In March the Save the Tasmanian Devil Appeal announced the winners in its latest round of grants and scholarships that will contribute towards research designed to combat the fatal facial tumour disease that has ravaged the species in the wild since the mid-1990s.
More than $375,000 has been awarded this round, which is funding eight grants and three scholarships. Combined with over $625,000 awarded last April, it means the community has funded research and projects totalling more than $1 million in the past 12 months.
The Appeal is administered by the University of Tasmania’s Advancement Office and has raised money for devil research since 2005. In 2009 it broadened its scope from an internal university appeal that funded a number of scholarships, to a partnership between UTAS and Tasmania’s state government.
According to UTAS’s Advancement Officer Rebecca Cuthill, it now supports a range of research and conservation programs that help to augment work already being done by the Save the Tasmanian Devil Program.

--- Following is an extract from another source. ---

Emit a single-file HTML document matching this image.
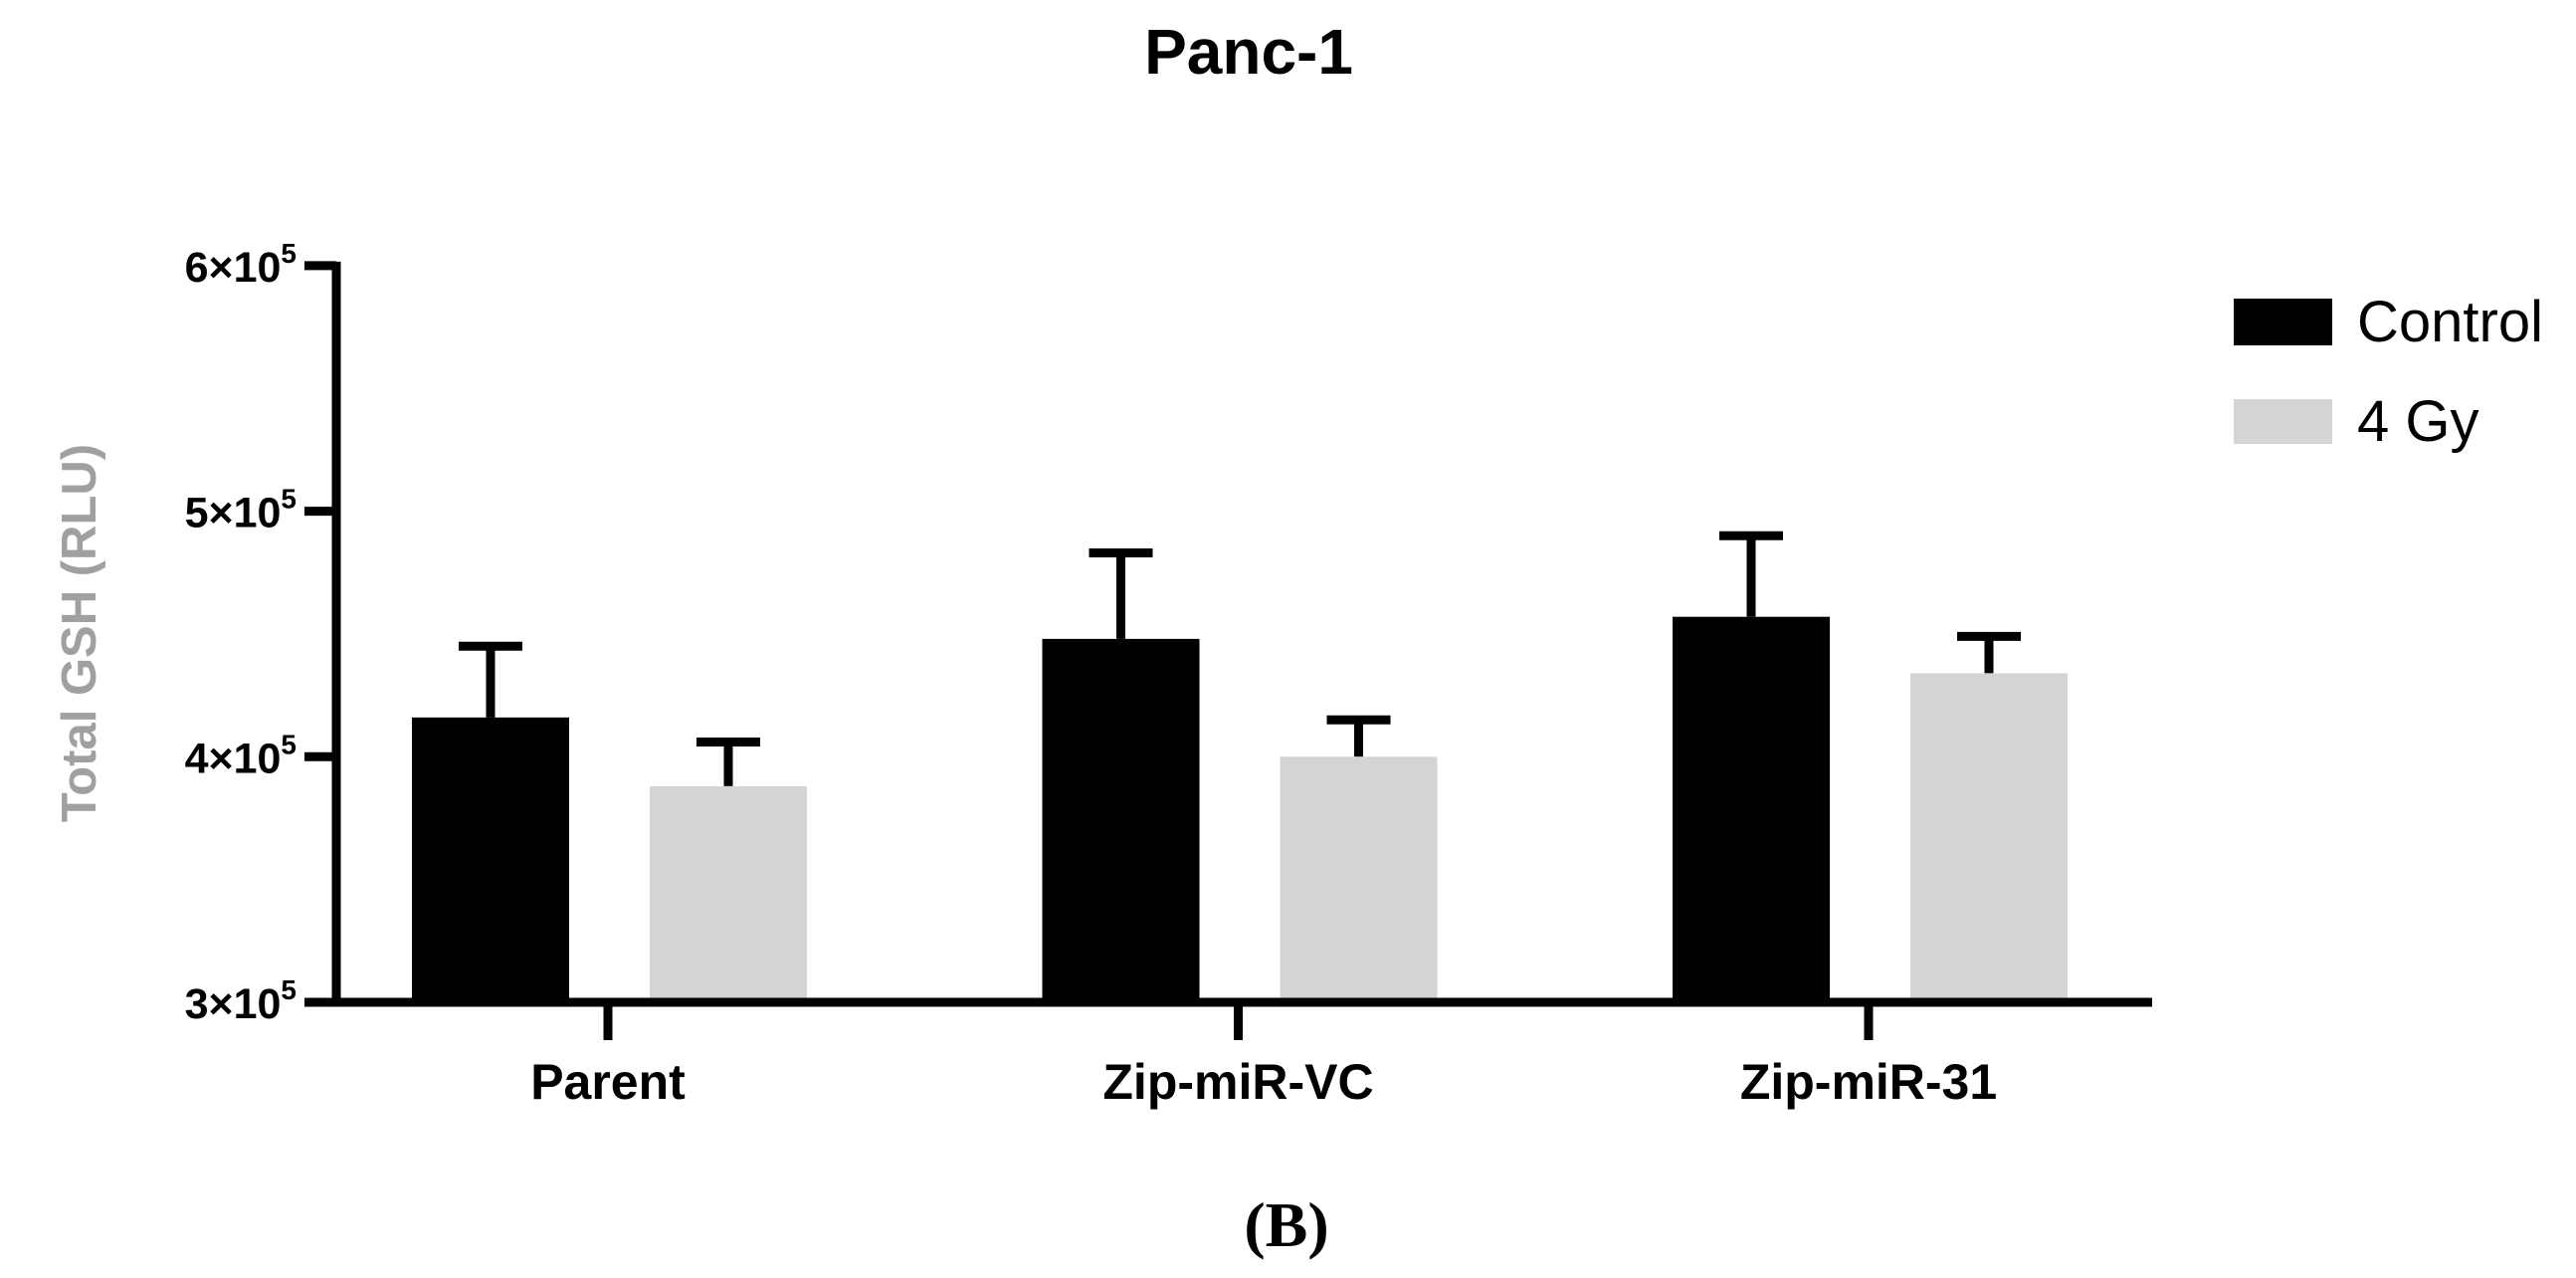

“A large tranche of the money raised in the Devil Appeal supports the vaccine program currently being conducted at the Menzies Centre for Medical Research, although we support other work as well, for example monitoring how well devils are responding to translocation through the STDP Rewilding Project, and enabling a couple of wildlife parks to provide bio-secure areas to house devils,” Cuthill explained.
The Appeal relies on the fundraising efforts of individuals, community groups, schools, and a number of corporate donors, contributions that all help towards safeguarding a secure future for devils.
“This latest round of grants will fund science that explores how devils respond to translocation, that helps efforts to develop a DFTD vaccine, and that monitors immunised devils released in the wild, and much more.”
Many more grant applications are received than can be funded, and all are reviewed by a Grants Advisory Committee to ensure compliance with the guidelines and parameters that must be followed. While the majority of the successful applicants are based in Tasmania, Cuthill said there are exceptions.
“One of our grantees, Elizabeth Murchison, has been involved in devil research for a long time, and she’s based in the UK, at Cambridge. In the past we’ve supported research at Deakin University and Sydney University, so it is quite varied, but most of the research is done in Tasmania, while also relying on collaboration.”
A full list of projects funded by the appeal is available online.